Their Finest (12A)

Their Finest (12A)

Directed by Lone Scherfig
Picturehouse, Liverpool
From 21st April 2017

Reviewed by Colin Serjent

Feature films relating to nostalgic re-enactments of events that occurred during WWII are not normally to my taste, but I made an exception with Their Finest because it concerned the making of propaganda films by the Film Unit of the Ministry Of Information in the UK at that time.

But it proved to be, apologies William!, much ado about very little, and one-dimensional in scope.

Catrin Cole (Gemma Arterton), utilising a dodgy Welsh accent, is recruited from Port Talbot to join a group of screen writers, and thus became the only female among them, was given the job of helping to create morale-boosting films on behalf of the British war effort during the London Blitz in 1940/41.

The main reason she was chosen was to to pen ‘slop’ (‘girl talk’), otherwise known as womens dialogue. to include in films as a means to boost interest by females in the productions the team created.

However, there was no evidence of the inclusion of ‘slop’ being used in films made after the appointment of Cole.

Also not conveyed enough in Their Finest was the fact that Cole’s husband Ellis (Jack Huston), an artist painter, was a radical politico, disowned by his family, who was injured serving in the Spanish Civil War.

For some unbeknown reason Danish director Lone Scherfig gave the lightweight figure Ambrose Hilliard (Bill Nighy), a fairly well-known actor prior to WWII, too much screen time.

His character added little to what passed as drama, except to convey what a vain person he was. Wow, what a surprise, a vain actor playing a vain actor!

Comments have been made about ‘the exceptional quality’ of the films produced by the Film Department at that time, with audiences clamouring for movies that reflected the realities of wartime life. Up to thirty million people in Britain attended cinemas every week.

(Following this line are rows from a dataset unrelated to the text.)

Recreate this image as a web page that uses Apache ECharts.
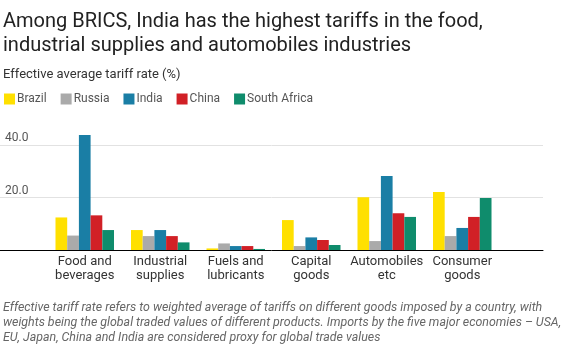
<!DOCTYPE html>
<html><head><meta charset="utf-8">
<script src="https://cdn.jsdelivr.net/npm/echarts@6/dist/echarts.min.js"></script>
<style>html,body{margin:0;padding:0;background:#fff}#c{width:564px;height:347px}</style>
</head><body><div id="c"></div>
<script>
const categories = ['Food and\nbeverages','Industrial\nsupplies','Fuels and\nlubricants','Capital\ngoods','Automobiles\netc','Consumer\ngoods'];
const brazil = [12.4, 7.6, 0.6, 11.4, 20.1, 22.1];
const russia = [5.5, 5.3, 2.5, 1.5, 3.4, 5.3];
const india = [43.8, 7.6, 1.5, 4.8, 28.2, 8.4];
const china = [13.2, 5.3, 1.5, 3.8, 14.0, 12.6];
const southAfrica = [7.6, 2.9, 0.4, 1.9, 12.6, 19.8];
const seriesNames = ['Brazil','Russia','India','China','South Africa'];
const colors = ['#ffe000','#aaaaaa','#1a7ea5','#d12026','#0f8c6c'];
const yTicks = [0, 20, 40];

const chart = echarts.init(document.getElementById('c'));
const font = 'Roboto, sans-serif';
const dataSets = [brazil, russia, india, china, southAfrica];
chart.setOption({
  animation: false,
  textStyle: {fontFamily: font},
  title: [
    {text: 'Among BRICS, India has the highest tariffs in the food,\nindustrial supplies and automobiles industries',
     left: 3, top: 10, padding: 0,
     textStyle: {fontFamily: font, fontSize: 20, fontWeight: 'normal', color: '#222', lineHeight: 24}},
    {text: 'Effective average tariff rate (%)', left: 3, top: 68, padding: 0,
     textStyle: {fontFamily: font, fontSize: 13, fontWeight: 'normal', color: '#333'}}
  ],
  legend: {
    left: 4, top: 93, padding: 0, itemWidth: 11, itemHeight: 11, itemGap: 14,
    icon: 'rect', data: seriesNames,
    textStyle: {fontFamily: font, fontSize: 12, color: '#555', padding: [0,0,0,-3]}
  },
  graphic: [{
    type: 'text', left: 3, top: 300,
    style: {text: 'Effective tariff rate refers to weighted average of tariffs on different goods imposed by a country, with\nweights being the global traded values of different products. Imports by the five major economies – USA,\nEU, Japan, China and India are considered proxy for global trade values',
      font: 'italic 12.4px Roboto, sans-serif', fill: '#666', lineHeight: 15}
  }],
  grid: [
    {left: 0, right: 21, top: 145, bottom: 97},
    {left: 47, right: 64, top: 145, bottom: 97}
  ],
  xAxis: [
    {type: 'value', gridIndex: 0, min: 0, max: 1, axisLabel: {show: false}, axisTick: {show: false},
     splitLine: {show: false}, axisLine: {show: true, onZero: false, lineStyle: {color: '#000', width: 1}}},
    {type: 'category', gridIndex: 1, data: categories, axisLine: {show: false}, axisTick: {show: false},
     axisLabel: {interval: 0, margin: 5, fontSize: 13, lineHeight: 14, color: '#333', fontFamily: font}}
  ],
  yAxis: [
    {type: 'value', gridIndex: 0, min: yTicks[0], max: yTicks[yTicks.length-1], interval: 20,
     axisLine: {show: false}, axisTick: {show: false},
     splitLine: {lineStyle: {color: '#e2e2e2', width: 1}},
     axisLabel: {inside: true, margin: 5, verticalAlign: 'bottom', padding: [0,0,1,0], fontSize: 12, color: '#555',
       formatter: v => v === 0 ? '' : v.toFixed(1)}},
    {type: 'value', gridIndex: 1, min: 0, max: 40, show: false}
  ],
  series: dataSets.map((d, i) => ({
    name: seriesNames[i], type: 'bar', xAxisIndex: 1, yAxisIndex: 1, data: d,
    itemStyle: {color: colors[i]}, barGap: '0%', barCategoryGap: '22.5%', clip: false
  }))
});
</script></body></html>
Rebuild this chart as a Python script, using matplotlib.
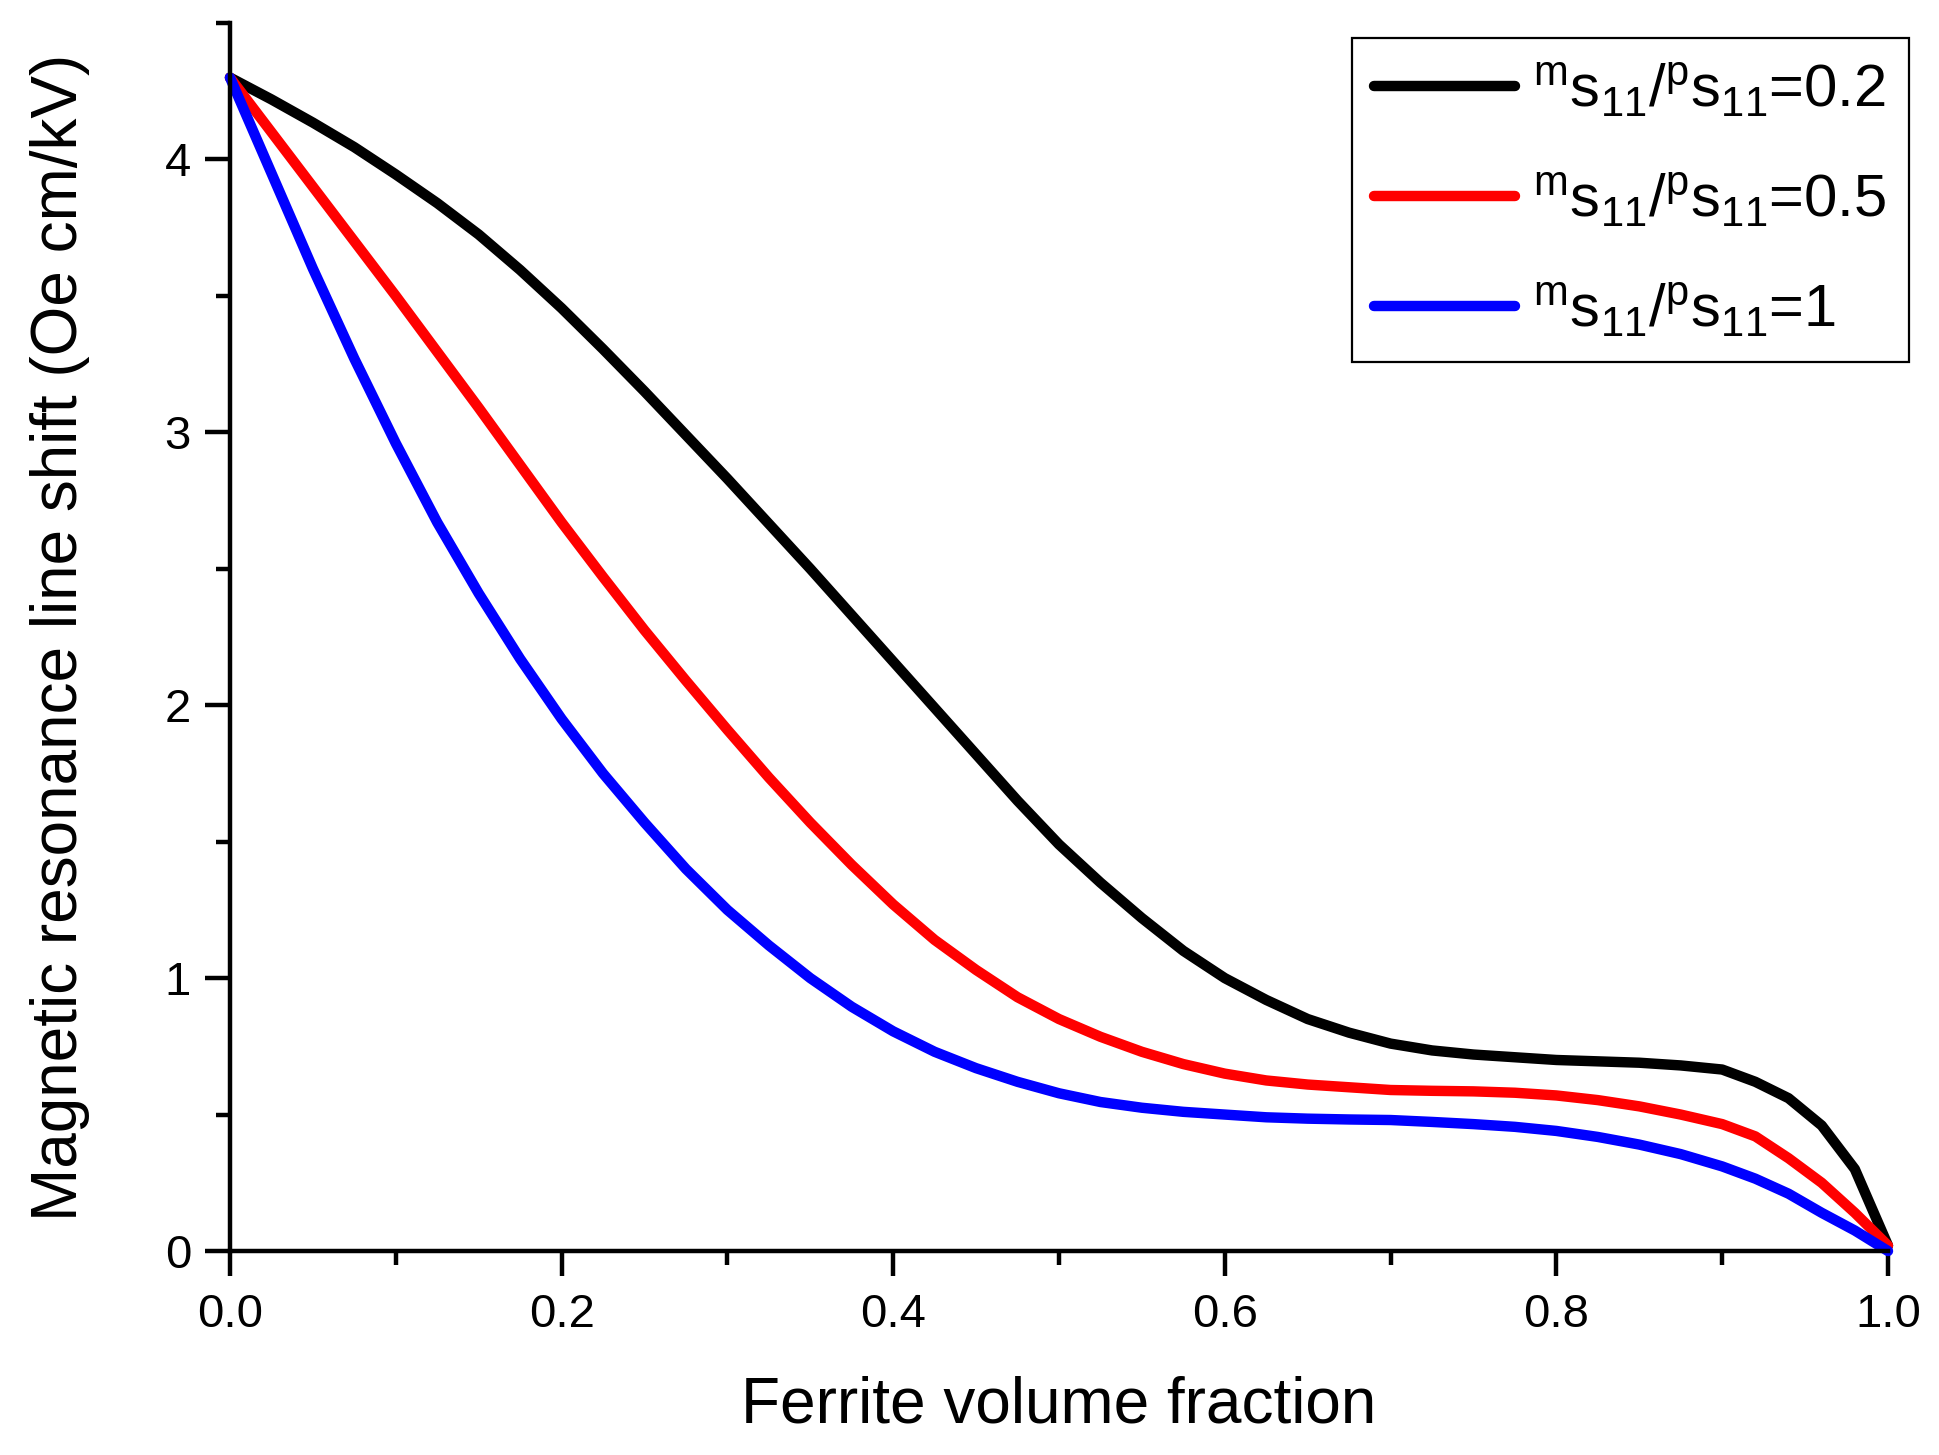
import matplotlib
matplotlib.use("Agg")
import matplotlib.pyplot as plt
from matplotlib.ticker import MultipleLocator, FormatStrFormatter

plt.rcParams['font.family'] = ['Liberation Sans', 'DejaVu Sans']
plt.rcParams['mathtext.fontset'] = 'custom'
plt.rcParams['mathtext.rm'] = 'Liberation Sans'
plt.rcParams['mathtext.it'] = 'Liberation Sans'

# ---- data ----
x = [0.0, 0.025, 0.05, 0.075, 0.1, 0.125, 0.15, 0.175, 0.2, 0.225, 0.25,
     0.275, 0.3, 0.325, 0.35, 0.375, 0.4, 0.425, 0.45, 0.475, 0.5, 0.525,
     0.55, 0.575, 0.6, 0.625, 0.65, 0.675, 0.7, 0.725, 0.75, 0.775, 0.8,
     0.825, 0.85, 0.875, 0.9, 0.92, 0.94, 0.96, 0.98, 1.0]

ratio_02 = [4.30, 4.22, 4.135, 4.045, 3.945, 3.84, 3.725, 3.595, 3.455, 3.305,
            3.15, 2.99, 2.83, 2.665, 2.50, 2.33, 2.16, 1.99, 1.82, 1.65, 1.49,
            1.35, 1.22, 1.10, 1.00, 0.92, 0.85, 0.80, 0.76, 0.735, 0.72, 0.71,
            0.70, 0.695, 0.69, 0.68, 0.665, 0.62, 0.56, 0.46, 0.30, 0.02]
ratio_05 = [4.30, 4.10, 3.90, 3.70, 3.50, 3.295, 3.09, 2.88, 2.67, 2.47, 2.275,
            2.09, 1.91, 1.735, 1.57, 1.415, 1.27, 1.14, 1.03, 0.93, 0.85,
            0.785, 0.73, 0.685, 0.65, 0.625, 0.61, 0.60, 0.59, 0.587, 0.585,
            0.58, 0.57, 0.553, 0.53, 0.50, 0.465, 0.42, 0.34, 0.25, 0.14, 0.02]
ratio_1 = [4.30, 3.95, 3.60, 3.27, 2.96, 2.67, 2.41, 2.17, 1.95, 1.75, 1.57,
           1.40, 1.25, 1.12, 1.00, 0.895, 0.805, 0.73, 0.67, 0.62, 0.578,
           0.546, 0.525, 0.51, 0.50, 0.49, 0.485, 0.482, 0.48, 0.473, 0.465,
           0.455, 0.44, 0.418, 0.39, 0.355, 0.31, 0.265, 0.21, 0.14, 0.075,
           0.0]

labels = [r'$^{\mathrm{m}}$s$_{11}$/$^{\mathrm{p}}$s$_{11}$=0.2',
          r'$^{\mathrm{m}}$s$_{11}$/$^{\mathrm{p}}$s$_{11}$=0.5',
          r'$^{\mathrm{m}}$s$_{11}$/$^{\mathrm{p}}$s$_{11}$=1']
colors = ['black', 'red', 'blue']

fig = plt.figure(figsize=(19.39, 14.55), dpi=100)
ax = fig.add_axes([0.1186, 0.1402, 0.8551, 0.8440])

for ys, lab, c in zip([ratio_02, ratio_05, ratio_1], labels, colors):
    ax.plot(x, ys, color=c, linewidth=7.5, label=lab, solid_capstyle='round',
            solid_joinstyle='round', clip_on=False)

ax.set_xlim(0, 1.0)
ax.set_ylim(0, 4.5)
ax.xaxis.set_major_locator(MultipleLocator(0.2))
ax.xaxis.set_minor_locator(MultipleLocator(0.1))
ax.xaxis.set_major_formatter(FormatStrFormatter('%.1f'))
ax.yaxis.set_major_locator(MultipleLocator(1))
ax.yaxis.set_minor_locator(MultipleLocator(0.5))

for side in ['top', 'right']:
    ax.spines[side].set_visible(False)
for side in ['left', 'bottom']:
    ax.spines[side].set_linewidth(3.2)

ax.tick_params(which='major', direction='out', length=18, width=3.2,
               labelsize=34, pad=10)
ax.tick_params(which='minor', direction='out', length=10, width=3.2)
ax.tick_params(axis='x', which='major', pad=12)

ax.set_xlabel('Ferrite volume fraction', fontsize=46, labelpad=28)
ax.set_ylabel('Magnetic resonance line shift (Oe cm/kV)', fontsize=46,
              labelpad=54)

leg = ax.legend(loc='upper right', bbox_to_anchor=(1.0125, 0.988),
                fontsize=43, frameon=True, fancybox=False, framealpha=1,
                edgecolor='black', handlelength=2.35, handletextpad=0.3,
                borderpad=0.38, labelspacing=0.86, borderaxespad=0)
leg.get_frame().set_linewidth(1.6)

fig.savefig('out.png', dpi=100)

But the finished product shown towards the end of Their Finest – a story about the rescue by civilians in boats of stranded British soldiers at Dunkirk – was lame and badly acted.

Filmed on the coast of Devon the most ingenious shot was of hoards of British troops on Dunkirk beach painted on to glass, to give the impression of actually being there.

Their Finest, adapted from the oddly titled book by Lissa Evans, Their Finest Hour And A Half, was meant not to be a lampoon of wartime British cinema. But this is what it unintentionally ended up being!